Owing to repeated requests from important organizations of women, the urging of some senators and congressmen and Mr. Borglum’s own realization of the part women have played in the development of our country, plans had been under way for some years to include women in the great Shrine of Democracy. There was no room in the rock which contains the heads of the four presidents and the only other place seemed to be the west wall of the granite cliff, or in the hall of records. To quote again from Mr. Borglum, from a letter written in January 1940: “If we decide that the west side of the mountain is suitable, I am for it. We must work out a design that is fitting and in no sense harmful in the matter of lighting or location to subjects determined upon and I am entirely in favor of carving the faces of two or three women. If that is determined upon, these figures will be near what has been known in the Rushmore Law as the Inscription and there will be a special paragraph given to the work and services of women. The original inscription referred to the framing of the Declaration of Independence; that was Jefferson’s work and the second was the Constitution. That was Washington’s greatest service. The third dealt with the purchase of the Louisiana Territory and the fourth, fifth, and sixth, the progress towards the south and southwest, involving Florida, Texas and California, which included Arizona, a portion of Nevada, Utah and a portion of Idaho. The seventh paragraph brought in the Oregon cession from England and the purchase of Alaska. There was one paragraph for Lincoln and one for the finishing of the Panama Canal, which was achieved by Theodore Roosevelt.
 
 
The corridor leading from the doorway into the Hall of Records, showing the marks of the stonecutters’ tools.
 
“So by these suggestions you will see that a splendid paragraph can be developed for the part women have played in the development of the nation.” In another part of the letter Mr.
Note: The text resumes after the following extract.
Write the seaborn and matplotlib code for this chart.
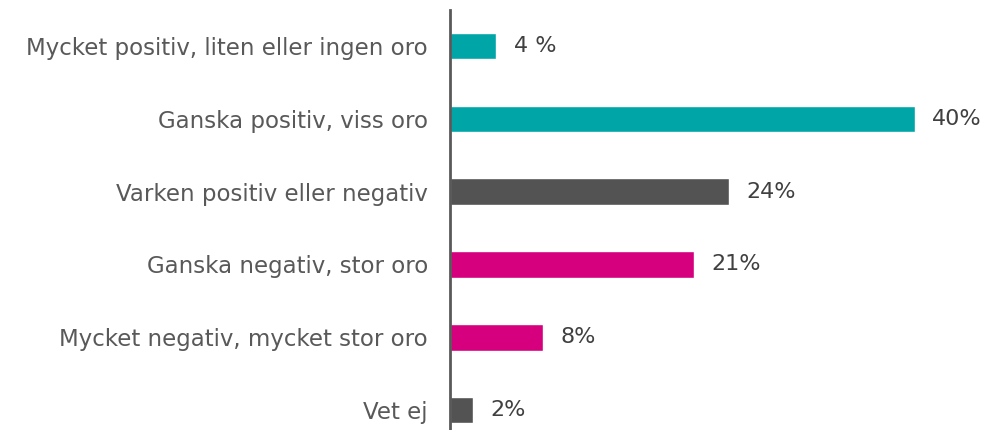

Borglum made a place for women in the Hall of records and even suggested that a special hall might be carved for them, as there is ample rock for many rooms.
 
Calvin Coolidge had been asked to collaborate on the inscription and wrote the first two paragraphs. Mr. Borglum stood strongly for “Justice” in the wording, whereas Mr. Coolidge insisted upon “Justice under the Law.” Newspaper accounts exaggerated the discussion, which unfortunately was terminated by Mr. Coolidge’s death.